Por toda a pré-história e até bem recentemente a existência humana esteve diretamente associada a diligentes esforços de provimento da vida a cada dia. Na maior parte desse tempo o curso dessas ações de manutenção da vida tinham caráter inato e instintivo.
Somente com o surgimento de práticas elaboradas de caça e coleta e, mais intensamente, com a agricultura, o aprendizado somou-se aos hábitos instintivos, passando a configurar a ideia social de trabalho como modo de prover e caracterizar a existência e as culturas humanas.
Com o surgimento das civilizações pudemos observar a elaboração de sistemas complexos de articulação das diversas formas de trabalho numa máquina de provimento de abrigo, segurança e alimentação para as populações de cada agrupamento humano. Mas, foi com o advento da revolução industrial que o provimento da subsistência quotidiana passou a depender de sistemas dinâmicos e integrados de manutenção da vida e caracterização cultural da existência humana.
No decorrer do século XX foi possível observar a transformação do mundo do trabalho através da vertiginosa aceleração da mecanização e automatização dos processos de produção de bens e serviços necessários a manutenção da vida e dos modos de vida. Lentamente a sociedade hiper industrializada vai tomando o lugar residual dos modos de vida tradicionais em todo o planeta.
Entretanto, a revolução tecnológica não muda apenas o imemorial modo de vida humana. Ela também revoluciona a si mesma. O trabalho, como signo da produção de serviços e bens, é submetido a redução do mercado de bens simbólicos ao valor monetário. Tudo é, em última instância, moeda no hipercapitalismo em que estamos mergulhando nesse início de século.
Sistemas complexos e multidisciplinares como os sistemas de saúde estão sendo amplamente afetados pela eclosão de novas tecnologias.
Vejamos um exemplo concreto:
Uma intervenção num processo hemorrágico implica numa série de averiguações diagnósticas relacionadas a identificação de sua causa ou causas.
Num caso muito específico, e raro,de hemorragia bucal, todos os parâmetros mantêm-se normais. Mesmo assim, os episódios hemorrágicos permanecem. Vários médicos investigam, sem sucesso, as causas. O grupo de especialistas trata as consequências com várias estratégias clínicas, incluindo massivas transfusões de sangue.
A cada batalha o grupo de especialistas vê seu paciente piorando, avançando na iminência da confirmação do prognóstico mórbido, sem que uma explicação definitiva para a causa das hemorragias seja encontrada.

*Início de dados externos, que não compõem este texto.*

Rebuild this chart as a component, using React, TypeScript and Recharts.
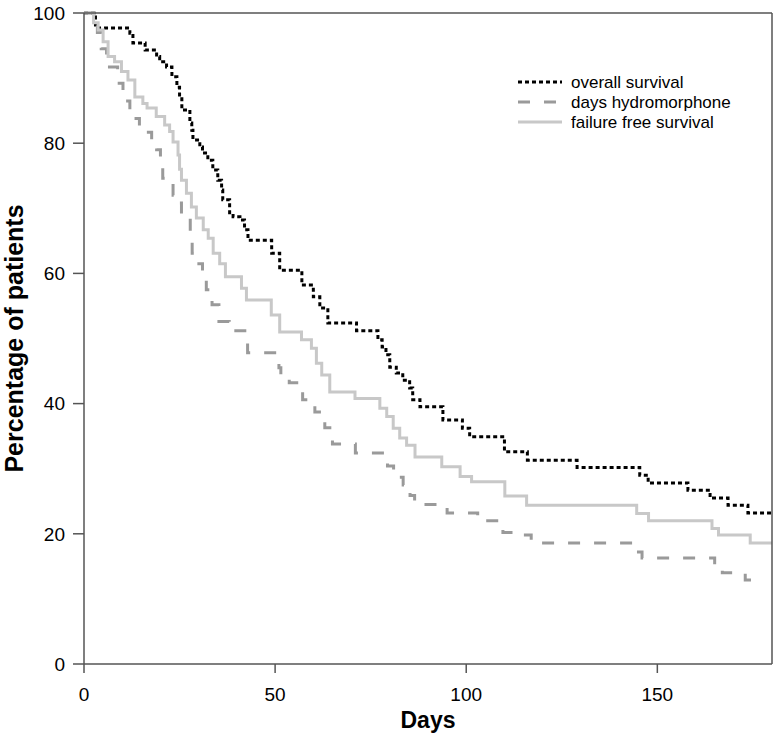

Num expediente desesperado a intervenção de um cirurgião dentista é requisitada. Finalmente, uma fratura no maxilar inferior do paciente é detectada. É essa fratura que causa, intermitentemente, a ruptura de uma artéria. A causa é identificada no último momento em que a recuperação do paciente ainda era possível.
O dr. House, protagonista do seriado médico famoso, afirma em um episódio, que especialistas em enigmas diagnósticos raros irão matar alguns pacientes que seriam salvos por clínicos gerais executando protocolos simples e estatisticamente muito eficientes. Por outro lado, ele diz que esses especialistas irão salvar milhares de pacientes com doenças raras que nenhum clínico geral estaria em condições de ajudar.
Atualmente, fica cada vez mais evidente que a utilização de sistemas computacionais cognitivos podem acessar gigantescos bancos de dados e processar respostas eficientes para orientar especialistas médicos na resolução de mistérios como o do exemplo descrito acima.
O caso clínico descrito primeiro e a cena do seriado de TV citado depois são ótimos para explicar as profundas transformações no mundo do trabalho, não apenas para operários mas também para engenheiros, médicos, advogados e muitos outros especialistas. A eficácia de sistemas computacionais cognitivos, no entanto, não pode significar uma depreciação do valor dos seres humanos.
A pior análise desse fenômeno é a que emerge da teoria do liberalismo econômico. De modo imediato, eles percebem, na utilização da tecnologia do século XXI, uma depreciação monetária do valor do trabalho braçal e intelectual. Isso resultaria numa depreciação da própria existência humana
A onda de desregulamentação do mercado de trabalho se deve a uma leitura equivocada dos efeitos dos incrementos tecnológicos no potencial humano de provimento da vida e da existência humana. A proposta do ministro da saúde da Inglaterra de empregar enfermeiros a partir do uso de aplicativos do tipo Uber é um sintoma dessa precipitada suposição da depreciação do valor monetário do trabalho técnico científico.
Jamais existiram civilizações com tantos recursos para eliminar as mazelas humanas e sociais como agora. No entanto, a elite dos donos do gigantesco capital mundial acumulado no sistema financeiro, só enxergam a oportunidade de intensificar o nível de exploração do trabalho e a exclusão da maioria da população do acesso aos bens de civilização.